Recently, Tobias Meyer et al. have reported a method for detecting a protein-protein interaction by utilizing intracellular localization (translocation) (PTL 1). In this method, one of proteins subjected to interaction detection is fused to a protein that specifically binds to a particular site in a cell, while the other of the proteins subjected to interaction detection is fused to a fluorescent protein or the like. Then, these fusion proteins were expressed in a cell, and the protein-protein interaction is detected on the basis of a signal of the fluorescent protein or the like at the particular site in the cell.
In addition, Nibert et al. have reported a method for detecting a protein-protein interaction, using a fusion protein in which one of proteins subjected to interaction detection is fused to a protein for forming a viral inclusion body, and using, as an indicator, accumulation of the other of the proteins subjected to interaction detection in the viral inclusion body (PTL 2).
However, in these methods for detecting a protein-protein interaction by utilizing intracellular localization, one of proteins subjected to interaction detection is forcibly (artificially) translocated and confined at a particular site in a cell. Accordingly, the detection is impossible at a site where a protein-protein interaction naturally takes place, that is, in an intracellular environment unique to the protein-protein interaction, which brings about a problem that positional information on the protein-protein interaction cannot be obtained, and other similar problems. Moreover, it is also impossible to detect the interaction between proteins localized in a natural state at the same site as the site of the intracellular localization.

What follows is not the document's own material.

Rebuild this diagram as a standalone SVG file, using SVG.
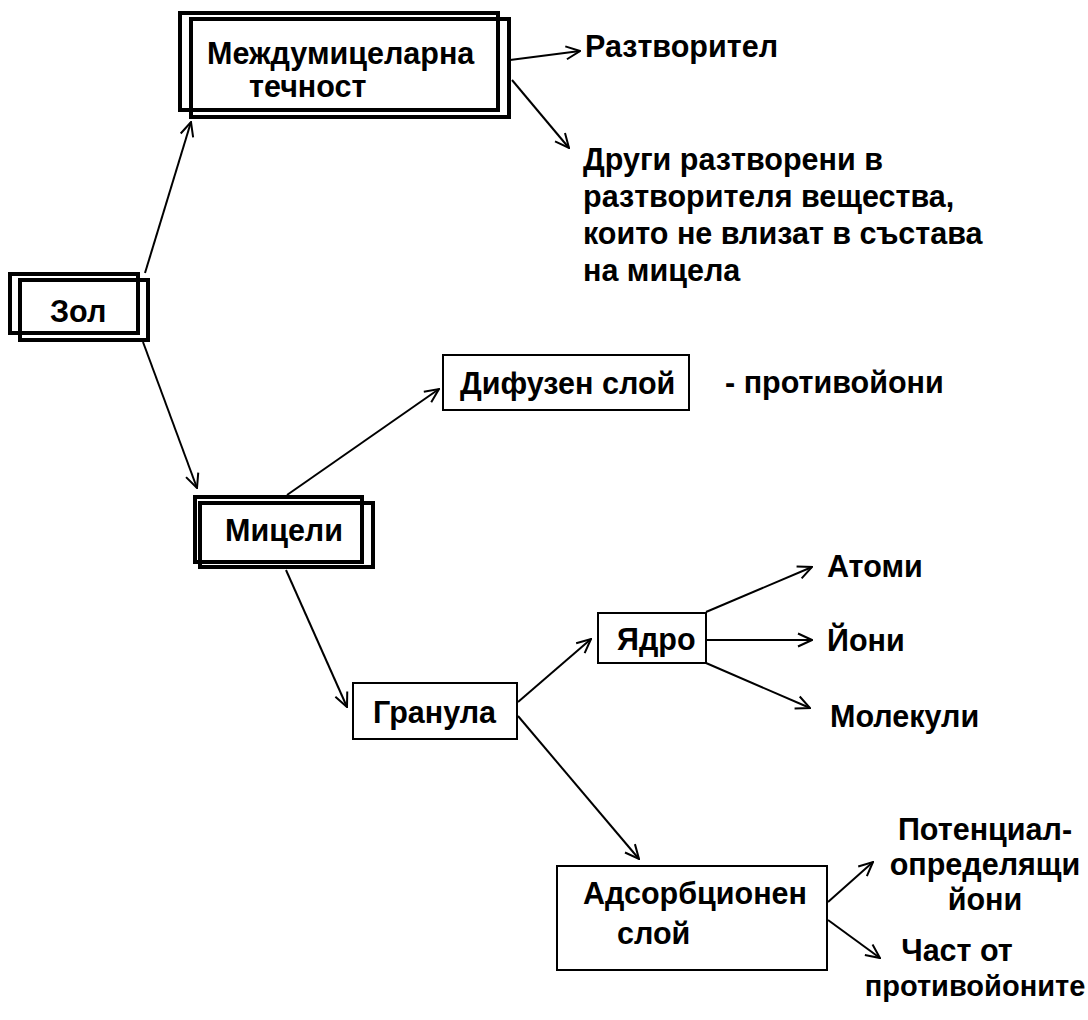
<svg xmlns="http://www.w3.org/2000/svg" width="1088" height="1020" viewBox="0 0 1088 1020">
<defs>
<style>
text{font-family:"Liberation Sans",Arial,sans-serif;font-weight:bold;font-size:30.5px;fill:#000}
.dbl{fill:none;stroke:#000;stroke-width:4}
.box{fill:#fff;stroke:#000;stroke-width:2}
.con line{stroke:#000;stroke-width:2;marker-end:url(#arr)}
</style>
<marker id="arr" viewBox="0 0 16 16" refX="15" refY="8" markerWidth="16" markerHeight="16" markerUnits="userSpaceOnUse" orient="auto">
<path d="M1,1.5 L15,8 L1,14.5" fill="none" stroke="#000" stroke-width="2"/>
</marker>
</defs>
<rect width="1088" height="1020" fill="#fff"/>
<g class="con">
<line x1="145" y1="273" x2="191" y2="122"/>
<line x1="143" y1="342" x2="197" y2="488"/>
<line x1="510" y1="60" x2="580" y2="51"/>
<line x1="512" y1="80" x2="569" y2="148"/>
<line x1="287" y1="495" x2="439" y2="389"/>
<line x1="286" y1="570" x2="347" y2="707"/>
<line x1="518" y1="702" x2="591" y2="639"/>
<line x1="518" y1="716" x2="639" y2="859"/>
<line x1="706" y1="612" x2="812" y2="567"/>
<line x1="706" y1="640" x2="812" y2="640"/>
<line x1="706" y1="663" x2="810" y2="708"/>
<line x1="828" y1="902" x2="873" y2="862"/>
<line x1="828" y1="920" x2="880" y2="958"/>
</g>
<g id="node-mezhdu">
<rect class="dbl" x="180" y="13" width="318" height="97"/>
<rect class="dbl" x="191" y="19" width="318" height="98"/>
<text x="207" y="64">Междумицеларна</text>
<text x="249" y="97">течност</text>
</g>
<g id="node-razt"><text x="585" y="57">Разтворител</text></g>
<g id="node-drugi">
<text x="583" y="170">Други разтворени в</text>
<text x="583" y="207">разтворителя вещества,</text>
<text x="583" y="244">които не влизат в състава</text>
<text x="583" y="281">на мицела</text>
</g>
<g id="node-zol">
<rect class="dbl" x="10" y="274" width="128" height="59"/>
<rect class="dbl" x="20" y="280" width="128" height="60"/>
<text x="50" y="322">Зол</text>
</g>
<g id="node-micheli">
<rect class="dbl" x="195" y="497" width="167" height="65"/>
<rect class="dbl" x="200" y="503" width="173" height="64"/>
<text x="225" y="541">Мицели</text>
</g>
<g id="node-difuzen">
<rect class="box" x="443" y="355" width="246" height="55"/>
<text x="460" y="394">Дифузен слой</text>
</g>
<g id="node-protivo"><text x="725" y="393">- противойони</text></g>
<g id="node-granula">
<rect class="box" x="353" y="683" width="164" height="56"/>
<text x="373" y="723">Гранула</text>
</g>
<g id="node-yadro">
<rect class="box" x="598" y="613" width="108" height="50"/>
<text x="617" y="650">Ядро</text>
</g>
<g id="node-atomi"><text x="827" y="577">Атоми</text></g>
<g id="node-yoni"><text x="827" y="651">Йони</text></g>
<g id="node-molekuli"><text x="830" y="727">Молекули</text></g>
<g id="node-adsorb">
<rect class="box" x="557" y="866" width="270" height="104"/>
<text x="583" y="904">Адсорбционен</text>
<text x="617" y="944">слой</text>
</g>
<g id="node-potencial">
<text x="985" y="840" text-anchor="middle">Потенциал-</text>
<text x="985" y="875" text-anchor="middle">определящи</text>
<text x="985" y="910" text-anchor="middle">йони</text>
</g>
<g id="node-chast">
<text x="957" y="961" text-anchor="middle">Част от</text>
<text x="975" y="996" text-anchor="middle" style="font-size:29px">противойоните</text>
</g>
</svg>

Against this problem, Sara Peterson Bjorn et al. have reported a method for detecting a protein-protein interaction (redistribution-trap method), in which proteins are allowed to interact with each other in an intracellular environment where the proteins naturally function, and then the cells are stimulated with a drug or the like to thereby induce aggregate formation from the interacting proteins, the aggregate formation being indicative of the interaction (PTL 3).

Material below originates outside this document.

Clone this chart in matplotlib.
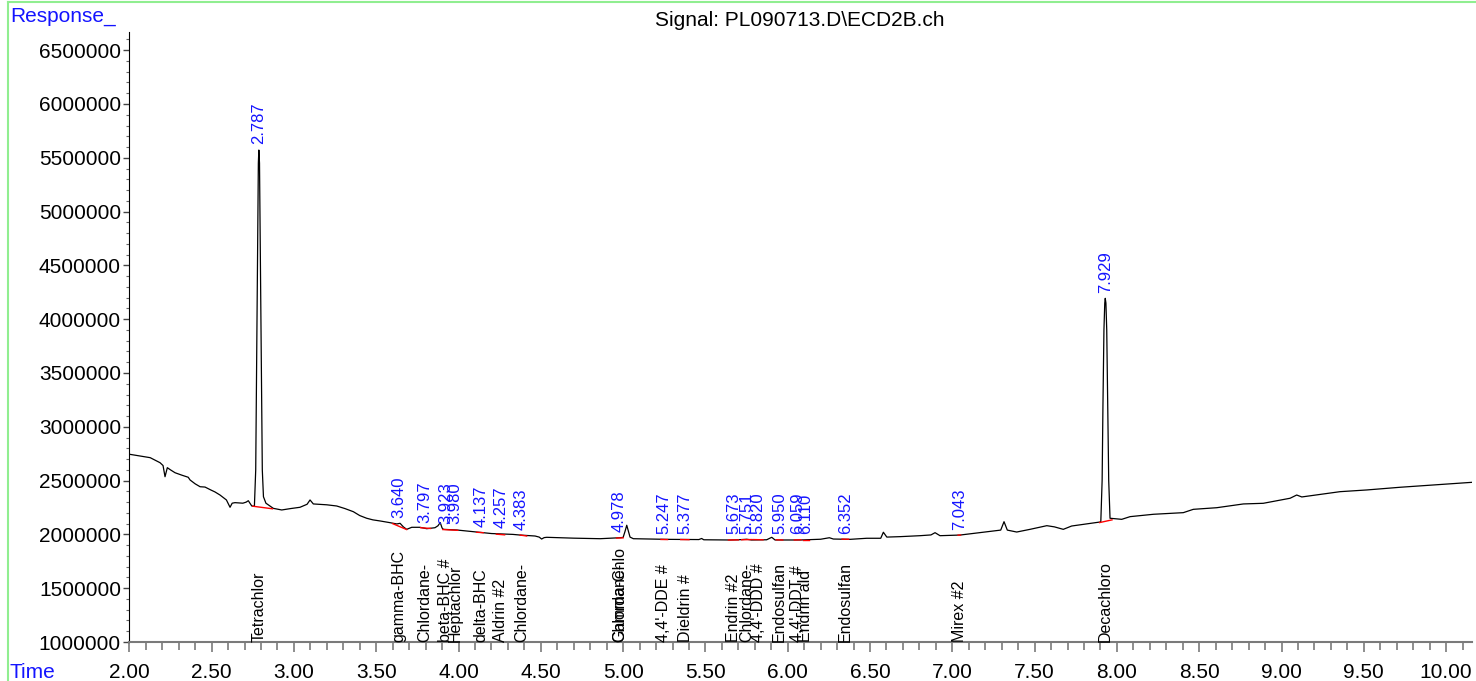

However, this method needs to stimulate cells at certain time so that the aggregate formation can be induced, and also needs to remove the drug or the like used for the stimulation to detect the presence or absence of an interaction subsequently after the stimulation. Hence, the method has problems such as being incapable of obtaining temporal information on when the protein-protein interaction takes place, and incapable of detecting a protein-protein interaction that changes (takes place, ends, takes place again, and so forth) for a certain period and at a certain position.